Here’s what happened. Last year, a young actress, Seyi Omooba, was cast as Celie in a musical version of The Color Purple at Leicester's Curve Theatre. Celie is a victim of sexual abuse who later finds comfort in a lesbian tryst with a nightclub singer. In the 1985 film, directed by Steven Spielberg, the role was played by Whoopi Goldberg.
Miss Omooba is a practising Christian who believes that gay sex is sinful. Back in 2014, when she was just 20, she posted a statement on Facebook citing 1 Corinthians 6:9-11. She said:
‘I do not believe homosexuality is right, though the law of this land has made it legal doesn’t mean it is right. I do believe that everyone sins and falls into temptation but it’s by the asking of forgiveness, repentance and the grace of God that we overcome and live how God ordained us to.’
Early in 2019 this post was discovered by an actor who had no connection with the Leicester Curve production. He shared it with his 3,500 followers on Twitter, and added:
‘@Seyiomooba? Do you still stand by this post? Or are you happy to remain a hypocrite? Seeing as you’ve now been announced to be playing an LGBTQ character, I think you owe your LGBTQ peers an explanation. Immediately.’
A storm of rage blew up on the internet and Ms Omooba was subsequently fired from the show. Her theatrical agency dropped her as well. Omooba has since filed claims against her agency and against the theatre for discrimination on the grounds of her religious beliefs.
I’ve been asked to submit an expert opinion in this case and I’m obliged not to take sides, but I don’t think it harms my impartiality if I say that I disagree with Miss Omooba. It seems to me that gay sex is part of nature and that adults are free to do as they please in the bedroom. I’m not sure it’s anybody else’s business.
But why was Miss Omooba dropped from the show? Were the producers of the show spooked by a Twitter mob calling for a boycott of the show? Were they worried about the possibility of protests outside the venue? A canny publicist would see an opportunity here. A crowd of chanting activists waving placards in the street would give the production visibility and notoriety. The show’s coverage might move from the arts page to the front page and attract the interest of TV news networks. Most impresarios can only dream of such exposure.
Even if Miss Omooba was booed off stage, that could be helpful. In Dublin, in 1907, the Abbey Theatre mounted JM Synge’s melodrama, The Playboy of the Western World, which was interrupted every night by Irish nationalists shouting abuse from the stalls. After the first week, during which the house was full, the trouble-makers abandoned their attempts to suppress the play. It’s rumoured that the theatre’s director, WB Yeats, quietly contacted the nationalists and asked if the hooligans might return because their disruptions were under-writing the show’s success.
It’s understandable that the producers chose not to exploit the controversy to publicise the show. They’re trained to create theatrical entertainment and not to handle an unpredictable rolling news story. In the end, a final attempt was made to resolve matters. Miss Omooba said she was asked to retract her previous statement. She declined. 'I could not do this, not even to save the career that I love,' she said.

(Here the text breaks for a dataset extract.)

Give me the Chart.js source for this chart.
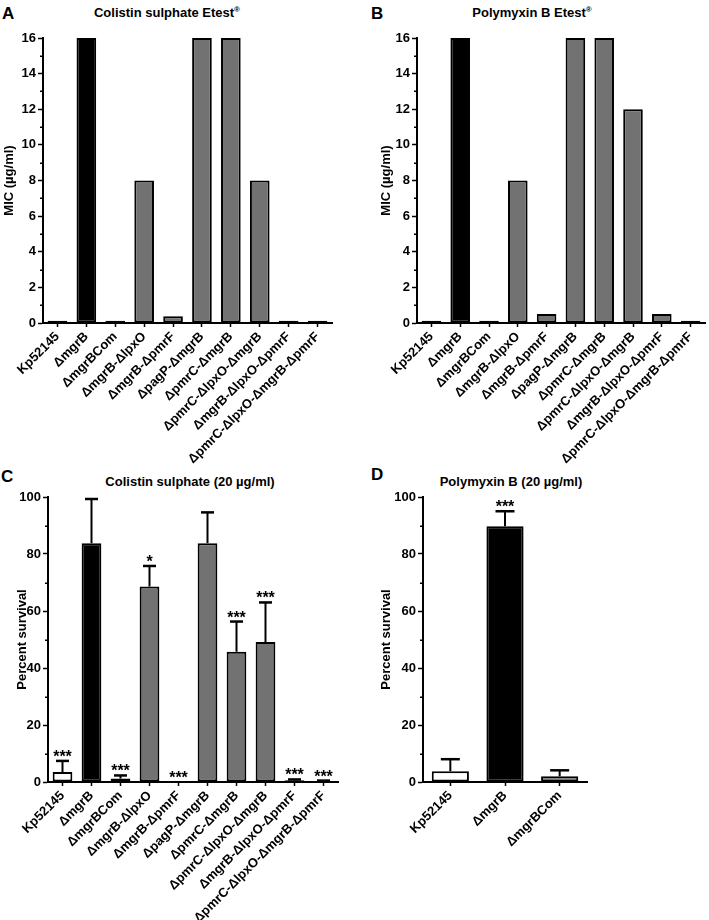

But would Miss Omooba's views have prevented her from playing the part for which she was cast? The actor’s skill surely lies in the ability to impersonate a character whose views they don’t share and whose moral habits they may abhor. No actor playing Othello is likely to feel that the murder of the innocent Desdemona is justified.
There’s a final irony at the heart of this case. Miss Omooba has been called a ‘hypocrite’ more than once and she now faces difficulty pursuing her career on stage. ‘Hypocrite’ is derived from the Greek word for ‘actor’. This story takes us closer to the creation of a class of untouchables. How long before any devout Christian who disapproves of gay sex will find it impossible to secure employment?